Despite the unprecedented challenges it faces, it is committed to protecting services such as adult and children’s social care, which together make up about 60 per cent of its council tax spend.

It was in light of these commitments that it introduced recent changes such as taping off some litter bins and cutting some grass less often, with further changes also planned.

However, it accepts that all the correct processes were not followed and is now taking this through the formal decision-making route. This includes a public consultation, which is open until Sunday, 10 September.

Planning changes to minimise impact

The consultation includes about 150 litter bins that could be removed out of about 1,100 in the borough.

These bins have been chosen because the council believes their removal would have the least impact. However, the consultation will offer the chance to comment on the selection and suggest other bins that could be removed instead.

Other ideas include reducing the amount of weed spraying that is carried out, clearing up around bottle banks less often and spending less on town centre mechanical street sweeping. The council needs to save £600,000 over three years with the changes.

Grass cutting could be reduced from about six times a year to four for verges and smaller spaces, with grass kept appropriately short in play areas, sports pitches and where motorists need visibility.

The council proposes letting grass grow long in more places and cutting annually, which will provide habitats for local wildlife and help address the climate emergency. These changes would save a further £100,000 per year.

No other way, but some room for revision

Cllr Stephen Conway, the leader of the council, said: “We can’t overstate the severity of the risk to our finances, nor the dire need to make efficiencies. Other councils have effectively gone bankrupt in this harsh climate and we mustn’t let that happen here.

Our consultation is a genuine listening exercise and we urge people to take part, although we’re being honest from the outset – we can look at alternative ideas, but these savings must and will be made somehow.

“We’ve apologised for not following procedure, which stemmed from the urgency of the situation and our desire to ensure that no-one needing help is left behind when they’re struggling, either financially or with daily living tasks.

“As circumstances force us to make tough decisions, we promise we’ll always put people first. After all, there’s no real choice between letting grass grow a little longer or leaving vulnerable people to fend for themselves.

“While news like this is never welcome, and we’re sad to have reached this point, it is necessary considering an aging population, the cost of living crisis and growing numbers of children with special educational needs and disabilities.”

Take part in consultation

The final proposals will be considered by the council’s Community and Corporate Overview and Scrutiny Committee on 3 October with an executive decision expected on 26 October. Following its earlier decision, the council is now working with contractors to empty as many bins as possible.
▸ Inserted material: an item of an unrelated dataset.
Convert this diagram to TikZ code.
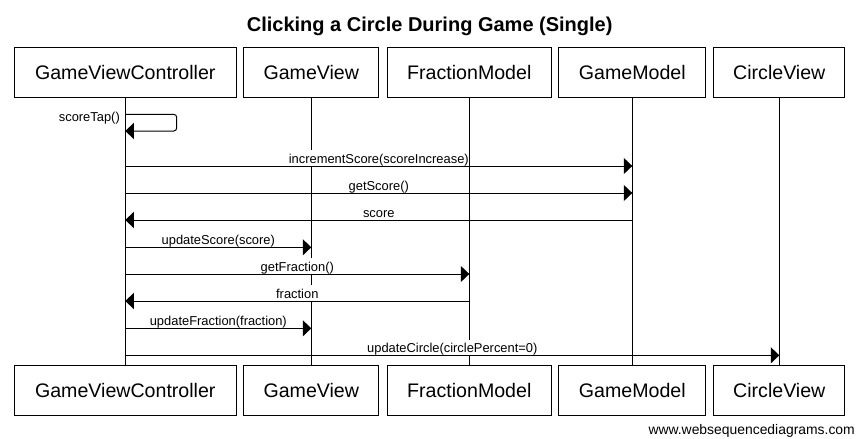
\documentclass[tikz,border=0pt]{standalone}
\usepackage{fontspec}
\setmainfont{Liberation Sans}
\usetikzlibrary{arrows.meta}
\begin{document}
\begin{tikzpicture}[x=1pt,y=-1pt,
  box/.style={draw, line width=1pt, minimum height=50pt, inner sep=0pt, font=\fontsize{19.6}{22}\selectfont},
  life/.style={line width=1pt},
  msg/.style={line width=1pt, -{Triangle[length=8.5pt,width=16pt]}},
  lbl/.style={fill=white, inner sep=0pt, text height=13pt, text depth=2.7pt, font=\fontsize{12.9}{15}\selectfont, anchor=base}]
\useasboundingbox (0,0) rectangle (857,439);
% title
\node[anchor=base, inner sep=0pt, font=\bfseries\fontsize{20}{24}\selectfont] (title) at (429.7,31) {Clicking a Circle During Game (Single)};
% top boxes
\node[box, minimum width=221.4pt] (t1) at (125.3,72) {GameViewController};
\node[box, minimum width=135pt]   (t2) at (311.3,72) {GameView};
\node[box, minimum width=164.3pt] (t3) at (469.3,72) {FractionModel};
\node[box, minimum width=147pt]   (t4) at (632.3,72) {GameModel};
\node[box, minimum width=130.7pt] (t5) at (779.3,72) {CircleView};
% bottom boxes
\node[box, minimum width=221.4pt] (b1) at (125.3,390.7) {GameViewController};
\node[box, minimum width=135pt]   (b2) at (311.3,390.7) {GameView};
\node[box, minimum width=164.3pt] (b3) at (469.3,390.7) {FractionModel};
\node[box, minimum width=147pt]   (b4) at (632.3,390.7) {GameModel};
\node[box, minimum width=130.7pt] (b5) at (779.3,390.7) {CircleView};
% lifelines
\draw[life] (t1.south) -- (b1.north);
\draw[life] (t2.south) -- (b2.north);
\draw[life] (t3.south) -- (b3.north);
\draw[life] (t4.south) -- (b4.north);
\draw[life] (t5.south) -- (b5.north);
% message rows
\coordinate (s1) at (0,114.3);
\coordinate (y1) at (0,166);
\coordinate (y2) at (0,193);
\coordinate (y3) at (0,220);
\coordinate (y4) at (0,247.3);
\coordinate (y5) at (0,274);
\coordinate (y6) at (0,301);
\coordinate (y7) at (0,328.3);
\coordinate (y8) at (0,355.3);
% self message
\draw[msg, rounded corners=3pt] (t1 |- s1) -- ++(51.4,0) -- ++(0,16.7) -- ++(-51.4,0);
\node[lbl, anchor=base east] (lst) at (120,121.5) {scoreTap()};
% messages
\draw[msg] (t1 |- y1) -- (t4 |- y1) node[lbl, midway, yshift=2.8pt] {incrementScore(scoreIncrease)};
\draw[msg] (t1 |- y2) -- (t4 |- y2) node[lbl, midway, yshift=2.8pt] {getScore()};
\draw[msg] (t4 |- y3) -- (t1 |- y3) node[lbl, midway, yshift=2.8pt] {score};
\draw[msg] (t1 |- y4) -- (t2 |- y4) node[lbl, midway, yshift=2.8pt] {updateScore(score)};
\draw[msg] (t1 |- y5) -- (t3 |- y5) node[lbl, midway, yshift=2.8pt] {getFraction()};
\draw[msg] (t3 |- y6) -- (t1 |- y6) node[lbl, midway, yshift=2.8pt] {fraction};
\draw[msg] (t1 |- y7) -- (t2 |- y7) node[lbl, midway, yshift=2.8pt] {updateFraction(fraction)};
\draw[msg] (t1 |- y8) -- (t5 |- y8) node[lbl, midway, yshift=2.8pt] {updateCircle(circlePercent=0)};
% watermark
\node[anchor=base east, inner sep=0pt, font=\fontsize{13.9}{16}\selectfont] (wm) at (855,434) {www.websequencediagrams.com};
\end{tikzpicture}
\end{document}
Under pressure from all angles

Wokingham Borough Council gets the least Government funding per resident of all unitary authorities in the country, an average of £30 million per year less than others, because it is seen as having low deprivation.

This means council tax payments make a proportionally higher contribution towards services than anywhere else. With running costs and capital project costs both rising, and council tax rates capped below inflation, the only option is finding savings.

The council has successfully lowered costs by almost £29 million over the past six years and shrunk its overall budget by 34 per cent in real terms since 2010/11, but the pressures continue to grow on many fronts including energy costs, significant inflation on contract costs and providing statutory care.

In other places where councils have effectively gone bankrupt, council tax has risen by up to 15 per cent with services stripped to the bare minimum.